I think the editor should have rejected this article immediately.
But I sdo incerely respect the decision not to delete my comment.
Look, it is a lovely watch. It’s probably not an overstatement to say that The Datejust is the backbone of the luxury watch industry. But the purple prose on show here is both unnecessary and embarrassing. The key component of any review is objectivity.
Show me an entirely objective review and I’ll show you a lot of made-up words. Writers always feel some way about any objects they review, and under normal circumstances I know no one who wastes time reviewing something they hate. In this case, it’s obvious from the get-go that the writer loves this watch. His (clear) feelings aside, there is a lot of good information here.
Elizabeth,
While I agree that no watch review is entirely impartial (although Gary G’s reviews are often close), I think that this article is problematic and ill-fitted to Q&P.

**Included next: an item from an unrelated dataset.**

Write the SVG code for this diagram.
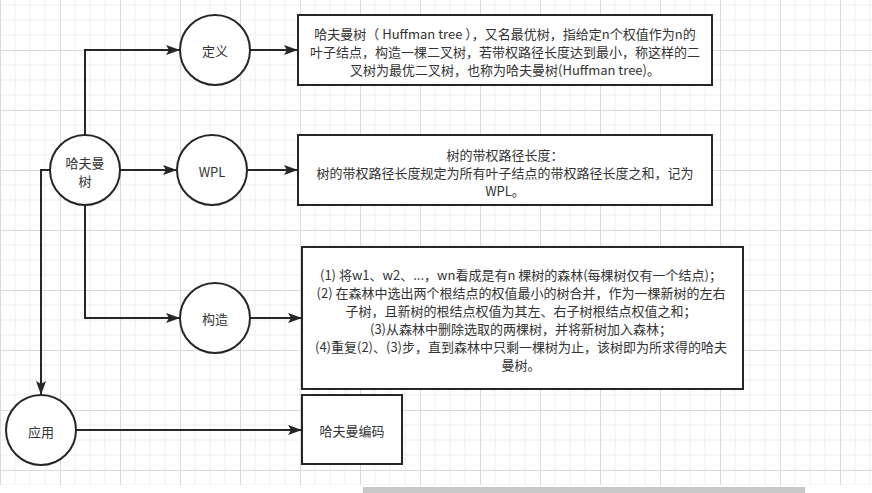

For a publication that frequently introduces collectors to Romain Gauthier and Laurent Ferrier, having an article that describes a Datejust as “immaculate” and “flawless” is misleading. In the resurgence of the watch industry, describing a Datejust as the most significant release of Baselworld is unbecoming of your publication.
We all understand and recognize Rolex’s position and importance to the industry, but this viewpoint perpetuates the tunnel vision of “Rolex is the best because it is better than Omega” that a lot of beginners fall into. This is similar to some publications that described the upsizing to 41mm of the Submariner as “exercise in restraint”.
Your comments have been noted. I thank you for your opinion.
I pick on things, but he hates everything thing you do, why come here ?
I purchased the datejust 36mm ref 126234 rolsor last year. It was the only rolex my A D had in stock. I have owned the explorer 1 , op 36 and subs. The datejust is the greatest sports watch of all.